WHAT NEEDS TO BE DONE:
It is required that the lines from the top of the listing through the line with "use per campus" be reproduced exactly, excluding pictures.
== == ==
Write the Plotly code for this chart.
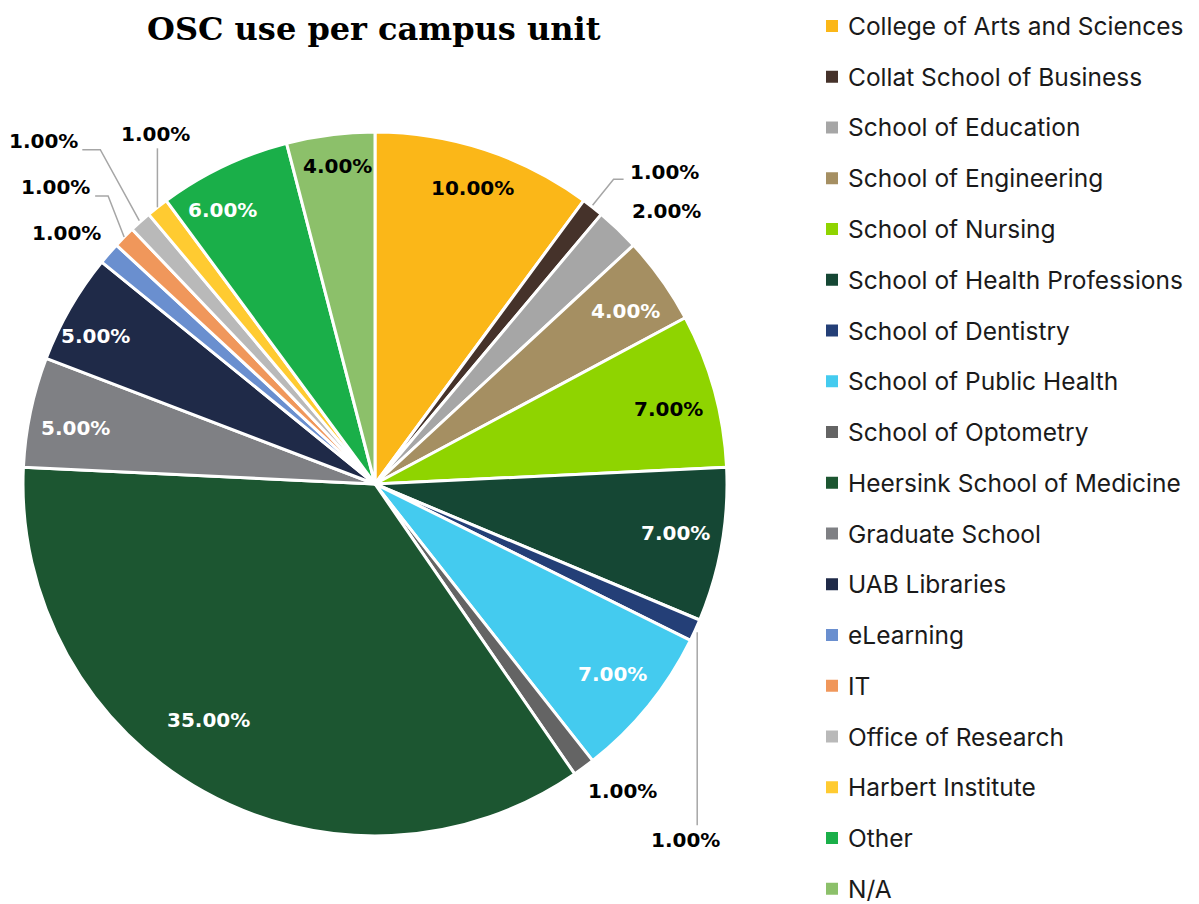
import math
import plotly.graph_objects as go

# ---------------- data ----------------
units = [
    "College of Arts and Sciences", "Collat School of Business", "School of Education",
    "School of Engineering", "School of Nursing", "School of Health Professions",
    "School of Dentistry", "School of Public Health", "School of Optometry",
    "Heersink School of Medicine", "Graduate School", "UAB Libraries", "eLearning",
    "IT", "Office of Research", "Harbert Institute", "Other", "N/A",
]
shares = [10, 1, 2, 4, 7, 7, 1, 7, 1, 35, 5, 5, 1, 1, 1, 1, 6, 4]
title_text = "OSC use per campus unit"

# ---------------- styles ----------------
colors = [
    "#FBB718", "#45322A", "#A6A6A6", "#A58F62", "#8FD400", "#154734",
    "#243F77", "#44CBEF", "#646464", "#1C5631", "#7F8084", "#1F2A48",
    "#6A8FCF", "#F0975B", "#B9B9B9", "#FFCB31", "#1AAF49", "#8CC06A",
]

OFF = 8                      # page body margin
W, H = 1199 - OFF, 904 - OFF
CX, CY, R = 375, 484, 352    # in page pixels


def px(x):
    return (x - OFF) / W


def py(y):
    return 1 - (y - OFF) / H


# inside label placement: index -> (radius fraction, angle shift deg, colour)
inside = {
    0: (0.885, 0.0, "black"), 3: (0.864, 0.8, "white"), 4: (0.86, 1.2, "black"),
    5: (0.864, -0.7, "white"), 7: (0.865, -0.5, "white"), 9: (0.82, 6.2, "white"),
    10: (0.867, -1.2, "white"), 11: (0.90, -2.1, "white"), 16: (0.89, -3.7, "white"),
    17: (0.91, 0.5, "black"),
}
# outside label placement: index -> (label offset from slice edge, leader line offsets)
outside = {
    1: ((72, -35), [(0, -2), (21, -28), (31, -28)]),
    2: ((49, -18), None),
    6: ((-10, 210), [(2, 2), (2, 195)]),
    8: ((39, 24), None),
    12: ((-42, -20), None),
    13: ((-69, -50), [(0, 0), (-16, -41), (-29, -41)]),
    14: ((-97, -81), [(-1, -1), (-40, -72), (-58, -72)]),
    15: ((-2, -73), [(0, 0), (0, -59)]),
}

LABEL_FONT = dict(family="DejaVu Sans", size=20, weight="bold")

fig = go.Figure(
    go.Pie(
        labels=units, values=shares, sort=False, direction="clockwise", rotation=0,
        marker=dict(colors=colors, line=dict(color="white", width=3)),
        textinfo="none", hoverinfo="label+value", showlegend=False,
        domain=dict(x=[px(CX - R), px(CX + R)], y=[py(CY + R), py(CY - R)]),
    )
)

total = sum(shares)
annotations = []
shapes = []
cum = 0
for i, v in enumerate(shares):
    mid = 360.0 * (cum + v / 2) / total
    cum += v
    txt = f"{v:.2f}%"
    if i in inside:
        frac, da, col = inside[i]
        a = math.radians(mid + da)
        x = CX + frac * R * math.sin(a)
        y = CY - frac * R * math.cos(a)
        annotations.append(dict(x=px(x), y=py(y), xref="paper", yref="paper", text=txt,
                                showarrow=False, xanchor="center", yanchor="middle",
                                font=dict(LABEL_FONT, color=col)))
    elif i in outside:
        a = math.radians(mid)
        ex = CX + R * math.sin(a)
        ey = CY - R * math.cos(a)
        (lx, ly), line = outside[i]
        annotations.append(dict(x=px(ex + lx), y=py(ey + ly), xref="paper", yref="paper", text=txt,
                                showarrow=False, xanchor="center", yanchor="middle",
                                font=dict(LABEL_FONT, color="black")))
        if line:
            pts = [(px(ex + dx), py(ey + dy)) for dx, dy in line]
            path = "M " + " L ".join(f"{p[0]:.5f},{p[1]:.5f}" for p in pts)
            shapes.append(dict(type="path", path=path, xref="paper", yref="paper",
                               line=dict(color="#A6A6A6", width=1.5)))

# manual legend
LEG_X, LEG_Y0, LEG_STEP, SQ = 826, 26, 50.75, 12
for i, (u, c) in enumerate(zip(units, colors)):
    yc = LEG_Y0 + i * LEG_STEP
    shapes.append(dict(type="rect", xref="paper", yref="paper",
                       x0=px(LEG_X), x1=px(LEG_X + SQ), y0=py(yc + SQ / 2), y1=py(yc - SQ / 2),
                       fillcolor=c, line=dict(width=0)))
    annotations.append(dict(x=px(LEG_X + 20), y=py(yc), xref="paper", yref="paper", text=u,
                            showarrow=False, xanchor="left", yanchor="middle",
                            font=dict(family="Inter", size=24.5, color="#1a1a1a")))

# title
annotations.append(dict(x=px(374), y=py(29), xref="paper", yref="paper", text=f"<b>{title_text}</b>",
                        showarrow=False, xanchor="center", yanchor="middle",
                        font=dict(family="DejaVu Serif", size=32, color="black")))

fig.update_layout(
    width=W, height=H, margin=dict(l=0, r=0, t=0, b=0),
    paper_bgcolor="white", plot_bgcolor="white",
    annotations=annotations, shapes=shapes, showlegend=False,
)
fig.write_html("out.html")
== == ==
FINAL RESULT:
Write the Plotly code for this chart.
import math
import plotly.graph_objects as go

# ---------------- data ----------------
units = [
    "College of Arts and Sciences", "Collat School of Business", "School of Education",
    "School of Engineering", "School of Nursing", "School of Health Professions",
    "School of Dentistry", "School of Public Health", "School of Optometry",
    "Heersink School of Medicine", "Graduate School", "UAB Libraries", "eLearning",
    "IT", "Office of Research", "Harbert Institute", "Other", "N/A",
]
shares = [10, 1, 2, 4, 7, 7, 1, 7, 1, 35, 5, 5, 1, 1, 1, 1, 6, 4]
title_text = "OSC use per campus unit"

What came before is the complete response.